Polytechnics Canada Welcomes New C.E.O.

Sarah Watts-Rynard will soon be the leader of one of Canada’s largest polytechnic school partnership organizations

Sarah Watts-Rynard is the incoming CEO of Polytechnics Canada. She will officially fill the position July 30. (polytechnicscanada.ca)

Sarah Watts-Rynard is the incoming CEO of Polytechnics Canada. She will officially fill the position July 30. (polytechnicscanada.ca)

Polytechnics Canada, an organization that connects polytechnic post-secondary schools across the country, will be under the management of a new CEO as of July 30.

Sarah Watts-Rynard, who is presently serving as the executive director for the Canadian Apprenticeship Forum (CAF), will replace current Polytechnics Canada CEO Nobina Robinson.

“[Sarah Watts-Rynard] has shown commitment to evidence-based policy advocacy and is a consensus builder as well as a very adept manager of not-for-profit organizations,” Robinson wrote in an email to The Runner.

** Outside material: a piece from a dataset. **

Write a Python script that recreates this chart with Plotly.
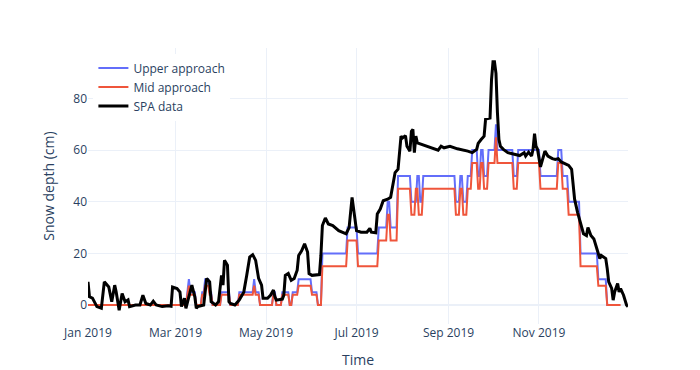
import pandas as pd
import plotly.graph_objects as go

# days since 1 Jan 2019, snow depth in cm
spa_day = [0, 1, 3, 6, 9, 11, 14, 16, 18, 19,
           21, 23, 25, 27, 28, 32, 35, 37, 39, 42,
           44, 46, 50, 54, 56, 57, 60, 62, 63, 65,
           66, 68, 70, 72, 73, 74, 78, 80, 82, 83,
           86, 88, 90, 91, 92, 94, 95, 96, 99, 102,
           105, 107, 109, 111, 113, 115, 117, 118, 121, 123,
           125, 126, 127, 131, 132, 133, 135, 137, 139, 141,
           142, 144, 146, 148, 149, 151, 156, 157, 158, 160,
           162, 165, 169, 174, 176, 178, 179, 181, 184, 188,
           190, 191, 194, 195, 197, 199, 202, 204, 205, 207,
           209, 210, 211, 212, 214, 215, 217, 218, 219, 220,
           221, 222, 225, 229, 236, 238, 240, 244, 249, 256,
           259, 262, 263, 265, 267, 268, 271, 272, 273, 274,
           275, 276, 277, 278, 280, 283, 287, 291, 294, 295,
           297, 299, 300, 301, 302, 303, 305, 307, 308, 310,
           313, 315, 317, 319, 322, 324, 326, 327, 328, 330,
           332, 334, 336, 337, 339, 341, 343, 345, 346, 349,
           350, 351, 353, 354, 355, 357, 358, 359, 361, 363,
           364]
spa_cm = [9, 3.2, 2.7, -0.6, -1.2, 9, 7, 1.3, 7.7, 5,
          -2, 4.5, 1.3, 2, -0.6, 0, 0, 3.8, 0.6, 0,
          1.5, 0, -0.6, -0.3, -0.5, 7, 6.4, 5, -0.6, 2.6,
          -1.3, 3.8, 7.7, 3.2, -1.3, -0.6, 0, 10.3, 9, 1.3,
          0, 1.3, 11.5, 7.7, 17.3, 15.4, 1.3, 0.6, 0, 2,
          5, 11.5, 18.6, 19.5, 17.3, 10.3, 7.7, 2.6, 2.6, 3.8,
          5.8, 3.2, 1.9, 2.3, 3.8, 11.5, 12.2, 9.6, 10.3, 13.5,
          19.2, 21, 23.7, 20.5, 12.2, 11.5, 11.8, 19.2, 30.8, 33.7,
          31.4, 30.8, 28.8, 27.6, 30, 41.7, 37.2, 28.8, 28.2, 28.2,
          29.7, 28.2, 28, 35.3, 37.2, 40.4, 41, 41.7, 44.9, 51.3,
          52.6, 60.3, 65.4, 64.7, 65.6, 61.5, 59.6, 67.3, 68, 59,
          65.4, 62.8, 62.2, 61.5, 60, 61.5, 60.9, 61.5, 60.5, 59.6,
          59, 60.3, 62.6, 64.1, 65.4, 72, 72.4, 87.2, 94.2, 94.2,
          89.7, 74.4, 64.1, 61.5, 60.3, 59, 58.3, 57.9, 59, 57.7,
          59.2, 57.7, 60.3, 66.4, 61.5, 60.3, 53.5, 57, 59.6, 57.7,
          56.7, 56.4, 56.7, 55.4, 54.5, 54.1, 52.6, 47.4, 41, 35.9,
          32, 27.6, 26.9, 30, 26.9, 25.6, 21.8, 18, 19.2, 18,
          14.1, 9, 6.4, 1.9, 5.1, 8.3, 5.1, 6.4, 3.8, 0,
          -0.6]

upper_day = [0, 66, 67, 68, 69, 72, 73, 76, 77, 78, 79, 81, 82, 83, 84,
             89, 90, 95, 96, 101, 102, 111, 112, 113, 115, 116,
             124, 125, 126, 127, 130, 131, 135, 136, 137, 138, 141, 142,
             150, 151, 154, 155, 157, 158, 174, 175, 181, 182, 195, 196,
             201, 202, 203, 204, 208, 209, 217, 218, 221, 222, 223, 224,
             225, 226, 247, 248, 250, 251, 252, 253, 255, 256, 258, 259,
             262, 263, 264, 265, 266, 267, 269, 270, 274, 275, 276, 286,
             287, 289, 290, 304, 305, 316, 317, 319, 320, 323, 324, 331,
             332, 343, 344, 349, 350, 358]
upper_cm = [0, 0, 5, 10, 5, 5, 0, 0, 5, 5, 10, 10, 5, 5, 0,
            0, 5, 5, 0, 0, 5, 5, 10, 5, 5, 0,
            0, 5, 5, 0, 0, 5, 5, 0, 0, 5, 5, 10,
            10, 5, 5, 0, 0, 20, 20, 30, 30, 20, 20, 30,
            30, 40, 40, 30, 30, 50, 50, 40, 40, 50, 50, 40,
            40, 50, 50, 40, 40, 50, 50, 40, 40, 50, 50, 60,
            60, 50, 50, 60, 60, 50, 50, 60, 60, 70, 60, 60,
            50, 50, 60, 60, 50, 50, 60, 60, 50, 50, 40, 40,
            20, 20, 10, 10, 0, 0]

mid_day = [0, 66, 67, 68, 69, 72, 73, 76, 77, 78, 79, 81, 82, 83, 84,
           89, 90, 95, 96, 101, 102, 111, 112, 113, 115, 116,
           124, 125, 126, 127, 130, 131, 135, 136, 137, 138, 141, 142,
           150, 151, 154, 155, 157, 158, 174, 175, 181, 182, 195, 196,
           201, 202, 203, 204, 208, 209, 217, 218, 220, 221, 222, 223,
           225, 226, 247, 248, 250, 251, 252, 253, 255, 256, 258, 259,
           262, 263, 264, 265, 266, 267, 269, 270, 274, 275, 276, 286,
           287, 289, 290, 304, 305, 316, 317, 319, 320, 323, 324, 331,
           332, 343, 344, 349, 350, 359]
mid_cm = [0, 0, 4, 7.5, 4, 4, 0, 0, 4, 4, 7.5, 7.5, 4, 4, 0,
          0, 4, 4, 0, 0, 4, 4, 7.5, 4, 4, 0,
          0, 4, 4, 0, 0, 4, 4, 0, 0, 4, 4, 7.5,
          7.5, 4, 4, 0, 0, 15, 15, 25, 25, 15, 15, 25,
          25, 35, 35, 25, 25, 45, 45, 35, 35, 45, 45, 35,
          35, 45, 45, 35, 35, 45, 45, 35, 35, 45, 45, 55,
          55, 45, 45, 55, 55, 45, 45, 55, 55, 65, 55, 55,
          45, 45, 55, 55, 45, 45, 55, 55, 45, 45, 35, 35,
          15, 15, 7.5, 7.5, 0, 0]

start = pd.Timestamp("2019-01-01")
to_dates = lambda days: start + pd.to_timedelta(days, unit="D")

fig = go.Figure()
fig.add_trace(go.Scatter(x=to_dates(upper_day), y=upper_cm, mode="lines", name="Upper approach",
                         line=dict(color="#636EFA", width=2)))
fig.add_trace(go.Scatter(x=to_dates(mid_day), y=mid_cm, mode="lines", name="Mid approach",
                         line=dict(color="#EF553B", width=2)))
fig.add_trace(go.Scatter(x=to_dates(spa_day), y=spa_cm, mode="lines", name="SPA data",
                         line=dict(color="black", width=3)))

fig.update_layout(template="plotly_white", width=700, height=370,
                  margin=dict(l=80, r=80, t=40, b=50),
                  xaxis_title="Time", yaxis_title="Snow depth (cm)",
                  legend=dict(x=0.01, y=0.98, bgcolor="white"),
                  xaxis=dict(range=["2019-01-01", "2019-12-31"]))

fig.write_html("out.html")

“She has grown CAF in her seven year tenure into a highly regarded research forum for apprenticeship, building new alliances and partnerships along the way,” she wrote. “[Watts-Rynard] knows how the federal government works and has a host of new ideas about how to take Polytechnics Canada to new heights as the association enters a new phase.”

Helping polytechnic schools interface with the federal government is one of Polytechnic Canada’s primary roles, which is a major reason why Kwantlen Polytechnic University became a member in 2016.

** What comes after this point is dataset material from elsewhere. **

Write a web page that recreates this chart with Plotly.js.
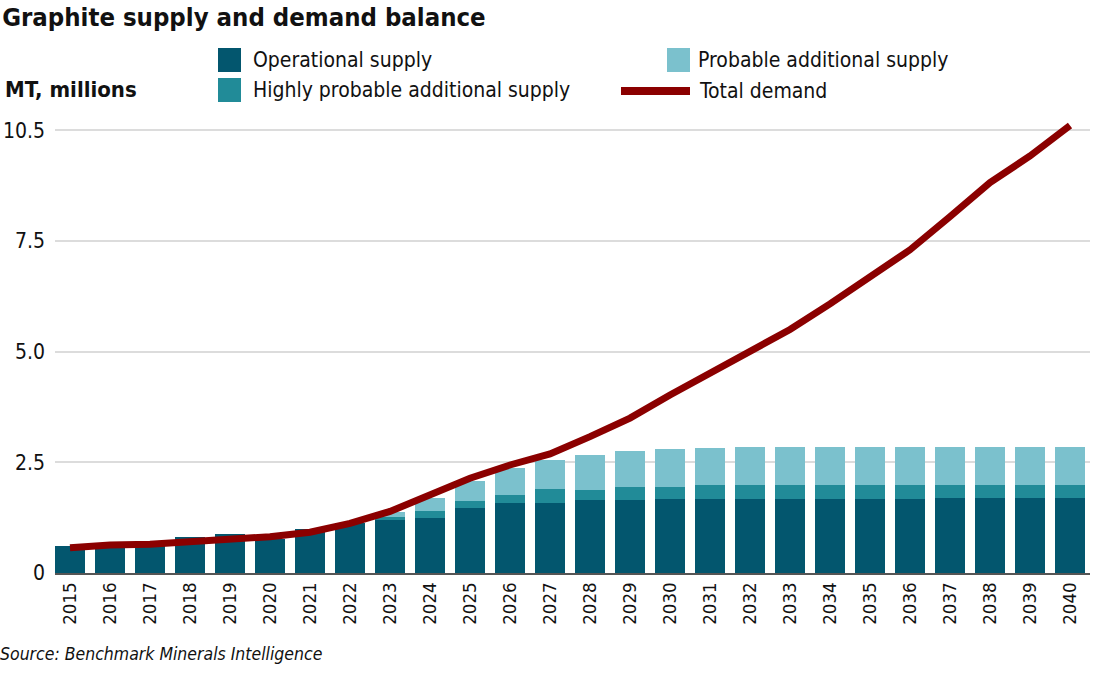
<!DOCTYPE html>
<html>
<head>
<meta charset="utf-8">
<script src="https://cdn.plot.ly/plotly-3.0.1.min.js"></script>
<style>
  html, body { margin: 0; padding: 0; background: #fff; }
  #chart { width: 1100px; height: 675px; }
</style>
</head>
<body>
<div id="chart"></div>
<script>
// Graphite supply and demand balance, MT millions
const years = ['2015','2016','2017','2018','2019','2020','2021','2022','2023','2024','2025','2026','2027',
               '2028','2029','2030','2031','2032','2033','2034','2035','2036','2037','2038','2039','2040'];

const operationalSupply = [0.61,0.60,0.60,0.81,0.88,0.76,0.99,1.12,1.19,1.25,1.47,1.58,1.58,
                           1.64,1.64,1.67,1.67,1.67,1.67,1.67,1.67,1.67,1.70,1.70,1.70,1.70];
const highlyProbableSupply = [0,0,0,0,0,0,0,0,0.08,0.15,0.16,0.18,0.32,
                              0.23,0.30,0.27,0.31,0.31,0.31,0.31,0.31,0.31,0.28,0.28,0.28,0.28];
const probableSupply = [0,0,0,0,0,0,0,0,0.11,0.30,0.44,0.61,0.65,
                        0.79,0.81,0.85,0.84,0.86,0.86,0.86,0.86,0.86,0.86,0.86,0.86,0.86];
const totalDemand = [0.57,0.63,0.65,0.70,0.75,0.82,0.92,1.12,1.39,1.77,2.14,2.44,2.69,
                     3.08,3.50,4.02,4.50,4.98,5.50,6.08,6.70,7.30,8.05,8.82,9.42,10.11];

const yTickVals = [0, 2.5, 5, 7.5, 10];
const yTickText = ['0', '2.5', '5.0', '7.5', '10.5'];

const seriesNames = ['Operational supply', 'Highly probable additional supply',
                     'Probable additional supply', 'Total demand'];

const COLORS = {
  operational: '#03566e',
  highly: '#218b98',
  probable: '#7bc1cd',
  demand: '#8b0000'
};

const FONT = "'DejaVu Sans Condensed', 'Roboto', sans-serif";

// page geometry
const W = 1100, H = 675;
const M = { l: 55, r: 10, t: 117, b: 102 };
const plotW = W - M.l - M.r, plotH = H - M.t - M.b;
const px = x => (x - M.l) / plotW;          // page px -> paper x
const py = y => (H - M.b - y) / plotH;      // page px -> paper y

const traces = [
  { type: 'bar', x: years, y: operationalSupply, name: seriesNames[0],
    marker: { color: COLORS.operational }, hoverinfo: 'x+y+name' },
  { type: 'bar', x: years, y: highlyProbableSupply, name: seriesNames[1],
    marker: { color: COLORS.highly }, hoverinfo: 'x+y+name' },
  { type: 'bar', x: years, y: probableSupply, name: seriesNames[2],
    marker: { color: COLORS.probable }, hoverinfo: 'x+y+name' },
  { type: 'scatter', mode: 'lines', x: years, y: totalDemand, name: seriesNames[3],
    line: { color: COLORS.demand, width: 7 }, cliponaxis: false }
];

// hand-built legend: swatches + labels
const legendItems = [
  { name: seriesNames[0], color: COLORS.operational, kind: 'box',  x: 218, y: 60, gap: 33 },
  { name: seriesNames[1], color: COLORS.highly,      kind: 'box',  x: 218, y: 90, gap: 33 },
  { name: seriesNames[2], color: COLORS.probable,    kind: 'box',  x: 667, y: 60, gap: 29 },
  { name: seriesNames[3], color: COLORS.demand,      kind: 'line', x: 621, y: 91, gap: 76 }
];
const shapes = [], annotations = [];
legendItems.forEach(it => {
  if (it.kind === 'box') {
    shapes.push({ type: 'rect', xref: 'paper', yref: 'paper',
      x0: px(it.x), x1: px(it.x + 23), y0: py(it.y + 12), y1: py(it.y - 12),
      fillcolor: it.color, line: { width: 0 } });
  } else {
    shapes.push({ type: 'line', xref: 'paper', yref: 'paper',
      x0: px(it.x), x1: px(it.x + 69), y0: py(it.y), y1: py(it.y),
      line: { color: it.color, width: 8 } });
  }
  annotations.push({ xref: 'paper', yref: 'paper', x: px(it.x + it.gap), y: py(it.y),
    xanchor: 'left', yanchor: 'middle', showarrow: false, text: it.name,
    font: { family: FONT, size: 21, color: '#111' } });
});

annotations.push({ xref: 'paper', yref: 'paper', x: px(3), y: py(89),
  xanchor: 'left', yanchor: 'middle', showarrow: false, text: '<b>MT, millions</b>',
  font: { family: FONT, size: 22, color: '#111' } });

annotations.push({ xref: 'paper', yref: 'paper', x: px(-2), y: py(654),
  xanchor: 'left', yanchor: 'middle', showarrow: false,
  text: '<i>Source: Benchmark Minerals Intelligence</i>',
  font: { family: FONT, size: 17.5, color: '#111' } });

const layout = {
  width: W, height: H,
  margin: M,
  paper_bgcolor: '#fff', plot_bgcolor: '#fff',
  barmode: 'stack', bargap: 0.25,
  showlegend: false,
  font: { family: FONT, color: '#111' },
  title: {
    text: '<b>Graphite supply and demand balance</b>',
    xref: 'container', yref: 'container', x: 0.002, y: 1 - 17 / H,
    xanchor: 'left', yanchor: 'middle',
    font: { family: FONT, size: 25.5, color: '#111' }
  },
  xaxis: {
    type: 'category', range: [-0.375, 25.5],
    tickangle: -90, tickfont: { family: FONT, size: 18.5, color: '#111' },
    showgrid: false, showline: true, linecolor: '#555', linewidth: 2,
    ticks: '', fixedrange: true
  },
  yaxis: {
    range: [0, 10.3], tickvals: yTickVals, ticktext: yTickText,
    tickfont: { family: FONT, size: 21, color: '#111' },
    showgrid: true, gridcolor: '#dcdcdc', gridwidth: 2,
    zeroline: false, showline: false, ticks: '', ticklabelstandoff: 9,
    fixedrange: true
  },
  shapes: shapes,
  annotations: annotations
};

Plotly.newPlot('chart', traces, layout, { displayModeBar: false, staticPlot: true });
</script>
</body>
</html>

KPU is only one of two Polytechnics Canada members in B.C. The other is BCIT, which was a founding member of the organization in 2003, when it was known as the Association of Canadian Polytechnic Institutes. The majority of their member schools are in Ontario, with a few in Alberta, Saskatchewan, and Manitoba.

Nobina Robinson, CEO, Polytechnics Canada. (Jana Chytilova)

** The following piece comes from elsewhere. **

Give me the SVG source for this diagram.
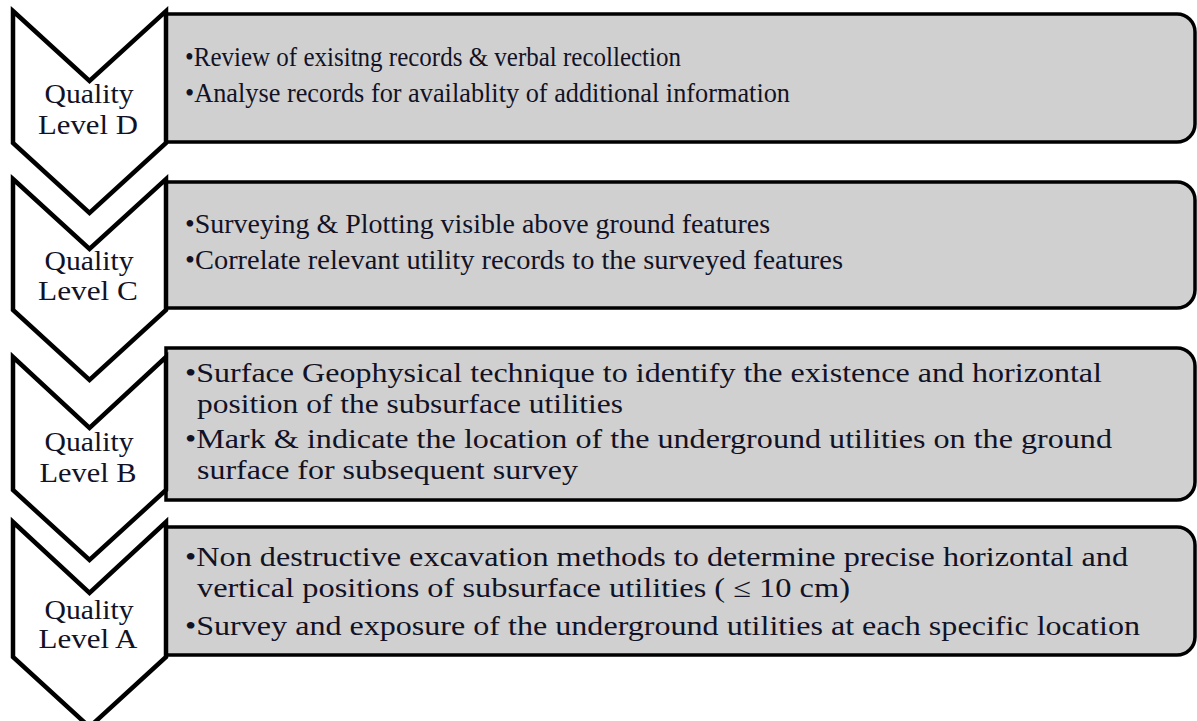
<svg xmlns="http://www.w3.org/2000/svg" width="1197" height="721" viewBox="0 0 1197 721">
<style>
.box{fill:#d0d0d0;stroke:#000;stroke-width:3.5}
.chev{fill:#fff;stroke:#000;stroke-width:4.5;stroke-linejoin:miter}
.lbl{font-family:"Liberation Serif","Times New Roman",serif;font-size:27px;fill:#121226;text-anchor:middle}
.t{font-family:"Liberation Serif","Times New Roman",serif;font-size:27px;fill:#121226}
</style>
<rect width="1197" height="721" fill="#fff"/>
<g id="box-D">
<path class="box" d="M166,14 H1177 A18,18 0 0 1 1195,32 V124 A18,18 0 0 1 1177,142 H166 Z"/>
<text class="t" x="185" y="66" textLength="496" lengthAdjust="spacingAndGlyphs">•Review  of exisitng  records &amp; verbal recollection</text>
<text class="t" x="185" y="102" textLength="605" lengthAdjust="spacingAndGlyphs">•Analyse  records  for availablity  of additional  information</text>
</g>
<g id="box-C">
<path class="box" d="M166,182 H1177 A18,18 0 0 1 1195,200 V290 A18,18 0 0 1 1177,308 H166 Z"/>
<text class="t" x="185" y="233" textLength="585" lengthAdjust="spacingAndGlyphs">•Surveying  &amp; Plotting  visible  above  ground  features</text>
<text class="t" x="185" y="269" textLength="658" lengthAdjust="spacingAndGlyphs">•Correlate  relevant  utility  records  to  the  surveyed  features</text>
</g>
<g id="box-B">
<path class="box" d="M166,348 H1177 A18,18 0 0 1 1195,366 V482 A18,18 0 0 1 1177,500 H166 Z"/>
<text class="t" x="185" y="382" textLength="917" lengthAdjust="spacingAndGlyphs">•Surface  Geophysical  technique  to  identify  the  existence  and  horizontal</text>
<text class="t" x="197" y="413" textLength="426" lengthAdjust="spacingAndGlyphs">position  of the subsurface utilities</text>
<text class="t" x="185" y="448" textLength="927" lengthAdjust="spacingAndGlyphs">•Mark &amp; indicate  the location  of the underground utilities  on the ground</text>
<text class="t" x="197" y="479" textLength="381" lengthAdjust="spacingAndGlyphs">surface  for subsequent survey</text>
</g>
<g id="box-A">
<path class="box" d="M166,527 H1177 A18,18 0 0 1 1195,545 V637 A18,18 0 0 1 1177,655 H166 Z"/>
<text class="t" x="185" y="566" textLength="943" lengthAdjust="spacingAndGlyphs">•Non destructive  excavation  methods to determine precise horizontal  and</text>
<text class="t" x="197" y="597" textLength="653" lengthAdjust="spacingAndGlyphs">vertical  positions  of subsurface  utilities  ( ≤ 10 cm)</text>
<text class="t" x="185" y="635" textLength="955" lengthAdjust="spacingAndGlyphs">•Survey and exposure  of the underground utilities  at each specific  location</text>
</g>
<g id="level-D">
<polygon class="chev" points="13,11 89.5,81 166,11 166,143 89.5,213 13,143"/>
<text class="lbl" x="89" y="103" textLength="89" lengthAdjust="spacingAndGlyphs">Quality</text>
<text class="lbl" x="88" y="134" textLength="100" lengthAdjust="spacingAndGlyphs">Level D</text>
</g>
<g id="level-C">
<polygon class="chev" points="13,179 89.5,249 166,179 166,310 89.5,380 13,310"/>
<text class="lbl" x="89" y="270" textLength="89" lengthAdjust="spacingAndGlyphs">Quality</text>
<text class="lbl" x="88" y="300" textLength="100" lengthAdjust="spacingAndGlyphs">Level C</text>
</g>
<g id="level-B">
<polygon class="chev" points="13,357 89.5,428 166,357 166,490 89.5,560 13,490"/>
<text class="lbl" x="89" y="451" textLength="89" lengthAdjust="spacingAndGlyphs">Quality</text>
<text class="lbl" x="88" y="482" textLength="97" lengthAdjust="spacingAndGlyphs">Level B</text>
</g>
<g id="level-A">
<polygon class="chev" points="13,522 89.5,593 166,522 166,657 89.5,727 13,657"/>
<text class="lbl" x="89" y="619" textLength="89" lengthAdjust="spacingAndGlyphs">Quality</text>
<text class="lbl" x="88" y="648" textLength="99" lengthAdjust="spacingAndGlyphs">Level A</text>
</g>
<g id="connectors"/>
</svg>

Nobina Robinson, CEO, Polytechnics Canada. (Jana Chytilova)

“Our membership in Polytechnics Canada is a key component in our federal government relations strategy,” wrote KPU President Alan Davis in an email to The Runner on June 1. “Its advocacy efforts are key to getting the story about the polytechnic advantage in front of national decision-makers.”

Member representatives get a chance to meet face-to-face at annual conferences, the most recent one being hosted by Sheridan College in Toronto. Representatives from several research-oriented organizations with a focus on innovative technology, science, industry, and business were in attendance. In addition, federal minister Navdeep Bains delivered a video greeting to those in attendance.

According to Polytechnics Canada, next year’s event is scheduled to be hosted by KPU.

“Polytechnics Canada conducts public policy research, development, and analysis to support its members,” wrote Davis. “This essentially puts KPU at the table in Ottawa, ensuring that federal decision-makers are aware of the benefits we offer in areas such as applied research and innovation, apprenticeship, international education, and work-integrated learning.”

Polytechnics Canada publishes news releases, academic op-eds, research, and policy papers that support the mandates and goals of its member institutions. The organization also helps connect businesses and research interests with members, which can lead to opportunities for students through apprenticeships or internships.

According to Davis, because of the efforts of Polytechnics Canada, members have also received an increase in federal funding over time.

“Those higher education institutions that share this mission, like KPU, have a tremendous story to tell, not just locally or regionally but nationally and internationally,” wrote Robertson. “Polytechnics Canada can help tell that story, especially changing the older mindsets of federal decision-makers who think that Canada’s post-secondary strengths are solely based on its university network.”

She continues, “Canada has a world-class polytechnic system, and Polytechnics Canada wants its members to celebrate that.”